While the rich gave hugely, those of moderate means and even the less privileged compete with them in generosity. While repairing the termite-infested church ceiling, our rich parishioners pledged substantial amounts. But while I was praying in the church one morning, a lady came from behind me and whispered in a low voice: “I am sorry Father, this is the only money I have, but I offer it for Jesus and the church.” She pressed into my hands a crumpled 200 peso bill and before I can even look at her face, the old woman ran out of the church, not wanting to be known. She was among the poor.

Jesus appreciates every kind of generosity.  Notwithstanding the quantity or value, the Lord makes use of every offering we willingly give.  In John’s gospel, the great miracle of the multiplication of the loaves would never have taken place if a young boy did not volunteer to share his 5 barley loaves and some dried fish.  Jesus took this humble offering and transformed the 5 loaves into a banquet for 5,000 people. I try to imagine how surprised Jesus must have been that a boy, not an adult, was the presenter of gifts. I try to imagine how Jesus must have been warmly touched by this small gift as an answer to a great need.  With the blessing of the Lord, both the boy and his gifts became instruments of a miracle that will continue to be told.

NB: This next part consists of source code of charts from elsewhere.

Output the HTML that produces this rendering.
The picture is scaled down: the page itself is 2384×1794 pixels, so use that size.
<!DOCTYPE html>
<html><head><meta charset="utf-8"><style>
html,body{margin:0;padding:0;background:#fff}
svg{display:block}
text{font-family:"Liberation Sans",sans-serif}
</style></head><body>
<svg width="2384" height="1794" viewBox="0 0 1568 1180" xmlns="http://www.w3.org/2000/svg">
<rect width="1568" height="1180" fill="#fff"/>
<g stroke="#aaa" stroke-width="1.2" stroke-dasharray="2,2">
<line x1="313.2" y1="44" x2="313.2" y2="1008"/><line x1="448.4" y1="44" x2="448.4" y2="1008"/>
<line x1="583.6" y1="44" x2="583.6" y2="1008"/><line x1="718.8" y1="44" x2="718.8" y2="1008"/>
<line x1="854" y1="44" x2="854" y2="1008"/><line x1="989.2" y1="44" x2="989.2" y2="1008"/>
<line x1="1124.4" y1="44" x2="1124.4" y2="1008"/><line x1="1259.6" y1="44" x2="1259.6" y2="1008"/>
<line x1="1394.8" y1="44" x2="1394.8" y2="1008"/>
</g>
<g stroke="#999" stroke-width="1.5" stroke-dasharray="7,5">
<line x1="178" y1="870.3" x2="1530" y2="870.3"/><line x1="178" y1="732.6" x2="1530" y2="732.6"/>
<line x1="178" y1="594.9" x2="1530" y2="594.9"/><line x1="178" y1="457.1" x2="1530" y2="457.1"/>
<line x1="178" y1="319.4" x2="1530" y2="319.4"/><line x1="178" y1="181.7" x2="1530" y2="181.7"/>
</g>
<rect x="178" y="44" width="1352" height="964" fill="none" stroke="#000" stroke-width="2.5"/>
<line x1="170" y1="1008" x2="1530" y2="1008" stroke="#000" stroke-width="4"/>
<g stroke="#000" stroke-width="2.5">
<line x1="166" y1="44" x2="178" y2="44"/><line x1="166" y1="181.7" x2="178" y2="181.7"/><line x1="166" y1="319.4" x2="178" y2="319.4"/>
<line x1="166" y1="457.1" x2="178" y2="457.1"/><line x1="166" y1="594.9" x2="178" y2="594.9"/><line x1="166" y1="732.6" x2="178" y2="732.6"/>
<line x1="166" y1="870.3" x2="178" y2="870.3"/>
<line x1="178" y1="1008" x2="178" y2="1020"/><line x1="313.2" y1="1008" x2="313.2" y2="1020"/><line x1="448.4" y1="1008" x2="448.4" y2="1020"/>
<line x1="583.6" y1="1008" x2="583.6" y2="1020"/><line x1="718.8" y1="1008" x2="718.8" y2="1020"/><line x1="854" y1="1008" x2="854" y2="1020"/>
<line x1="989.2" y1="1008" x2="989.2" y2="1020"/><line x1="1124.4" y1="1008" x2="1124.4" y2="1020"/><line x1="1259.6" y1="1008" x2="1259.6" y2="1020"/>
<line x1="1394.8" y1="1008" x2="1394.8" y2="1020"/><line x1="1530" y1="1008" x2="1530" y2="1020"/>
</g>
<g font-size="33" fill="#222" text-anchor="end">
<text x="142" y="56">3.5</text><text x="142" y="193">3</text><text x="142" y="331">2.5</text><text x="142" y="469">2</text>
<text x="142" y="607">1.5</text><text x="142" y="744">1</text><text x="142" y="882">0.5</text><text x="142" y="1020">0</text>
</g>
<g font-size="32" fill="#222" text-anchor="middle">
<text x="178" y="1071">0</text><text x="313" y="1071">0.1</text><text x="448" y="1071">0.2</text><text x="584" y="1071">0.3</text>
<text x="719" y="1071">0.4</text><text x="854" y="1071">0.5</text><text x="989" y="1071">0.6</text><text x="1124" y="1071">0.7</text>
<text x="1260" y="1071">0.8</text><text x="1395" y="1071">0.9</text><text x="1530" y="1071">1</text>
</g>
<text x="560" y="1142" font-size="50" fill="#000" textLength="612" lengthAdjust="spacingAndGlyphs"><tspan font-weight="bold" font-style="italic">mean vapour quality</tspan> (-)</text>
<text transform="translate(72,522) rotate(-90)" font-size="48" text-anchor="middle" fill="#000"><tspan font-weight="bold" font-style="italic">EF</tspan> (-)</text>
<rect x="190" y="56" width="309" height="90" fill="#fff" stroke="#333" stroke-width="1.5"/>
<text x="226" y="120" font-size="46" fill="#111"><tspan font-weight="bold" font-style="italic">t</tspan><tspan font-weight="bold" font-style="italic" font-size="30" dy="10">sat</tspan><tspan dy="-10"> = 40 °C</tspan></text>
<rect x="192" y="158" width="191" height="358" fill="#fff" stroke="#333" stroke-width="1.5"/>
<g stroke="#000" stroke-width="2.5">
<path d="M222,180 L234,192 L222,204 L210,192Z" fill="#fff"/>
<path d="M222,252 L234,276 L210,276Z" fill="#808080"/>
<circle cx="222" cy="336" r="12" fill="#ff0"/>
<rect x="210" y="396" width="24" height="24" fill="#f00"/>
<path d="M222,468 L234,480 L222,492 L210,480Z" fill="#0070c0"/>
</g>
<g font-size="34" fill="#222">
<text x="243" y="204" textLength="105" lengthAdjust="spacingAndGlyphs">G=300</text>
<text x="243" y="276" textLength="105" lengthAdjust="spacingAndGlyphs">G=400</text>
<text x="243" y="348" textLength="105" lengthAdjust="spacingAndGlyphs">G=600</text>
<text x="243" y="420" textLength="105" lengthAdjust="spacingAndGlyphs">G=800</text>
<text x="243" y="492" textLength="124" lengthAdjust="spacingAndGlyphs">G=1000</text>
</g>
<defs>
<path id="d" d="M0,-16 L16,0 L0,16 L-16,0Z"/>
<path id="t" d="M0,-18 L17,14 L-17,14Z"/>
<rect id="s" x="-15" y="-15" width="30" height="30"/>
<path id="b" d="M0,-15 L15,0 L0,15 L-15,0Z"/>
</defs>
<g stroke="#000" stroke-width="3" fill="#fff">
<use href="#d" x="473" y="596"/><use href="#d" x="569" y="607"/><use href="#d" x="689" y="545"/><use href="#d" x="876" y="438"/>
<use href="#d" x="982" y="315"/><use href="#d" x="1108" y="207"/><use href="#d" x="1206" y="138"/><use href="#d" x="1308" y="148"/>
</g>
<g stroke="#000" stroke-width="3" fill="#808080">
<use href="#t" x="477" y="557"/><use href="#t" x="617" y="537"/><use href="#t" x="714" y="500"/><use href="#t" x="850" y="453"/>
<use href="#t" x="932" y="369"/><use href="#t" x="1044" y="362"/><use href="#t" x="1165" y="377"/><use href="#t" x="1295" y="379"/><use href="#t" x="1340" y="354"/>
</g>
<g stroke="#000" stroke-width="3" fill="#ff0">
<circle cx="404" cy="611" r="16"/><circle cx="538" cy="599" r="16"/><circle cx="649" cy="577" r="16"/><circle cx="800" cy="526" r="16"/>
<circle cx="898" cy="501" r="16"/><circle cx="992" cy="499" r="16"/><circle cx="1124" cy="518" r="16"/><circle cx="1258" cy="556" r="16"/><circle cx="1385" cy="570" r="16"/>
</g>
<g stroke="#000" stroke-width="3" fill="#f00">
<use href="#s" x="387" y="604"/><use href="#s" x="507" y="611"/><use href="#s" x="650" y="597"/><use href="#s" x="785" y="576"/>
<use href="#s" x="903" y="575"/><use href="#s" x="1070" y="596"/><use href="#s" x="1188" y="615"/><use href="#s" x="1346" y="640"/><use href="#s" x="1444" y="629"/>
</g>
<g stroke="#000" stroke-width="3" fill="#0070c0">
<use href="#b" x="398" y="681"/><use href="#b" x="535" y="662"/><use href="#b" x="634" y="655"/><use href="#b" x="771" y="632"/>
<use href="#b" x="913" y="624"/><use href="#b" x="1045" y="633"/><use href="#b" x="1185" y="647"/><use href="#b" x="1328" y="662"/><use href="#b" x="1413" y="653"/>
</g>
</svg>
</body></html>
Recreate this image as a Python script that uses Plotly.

The miracle as we know is not only about food, satiating hunger and sharing.  The miracle speaks of the greater miracle of the Eucharist where Jesus gathers His people together to provide them with nourishment for their salvation.  There will be no Eucharist if there is no willingness to share what we have with Jesus and through him, with our brothers and sisters. At Mass, we come not only to get something.  We come also to offer something to the Lord. The offering may be a material or a spiritual gift, depending on the need.

What have you to offer today to the Lord?  What have you to offer to your spiritual family?  Some people think that in order to be able to offer, the gift must be astoundingly big.  Some think only the rich possess things to share.  This is clearly not the case.  Miracles happen when small people, simple people, ordinary people bring in love what they willingly choose to share.

In the book, 12 Little Things You Can Do to Help Our Country, the author encourages people to give willingly and generously to their churches.  While many critics paint church as a money-making machine, the author explains that when we help the church, we help the needy and the poor, the distressed and suffering whom the church seeks out to aid and restore. 

When you share at Mass or in any venture of the church, remember the boy whose gifts made a miracle possible.  Remember that with your help, Jesus will do the same today.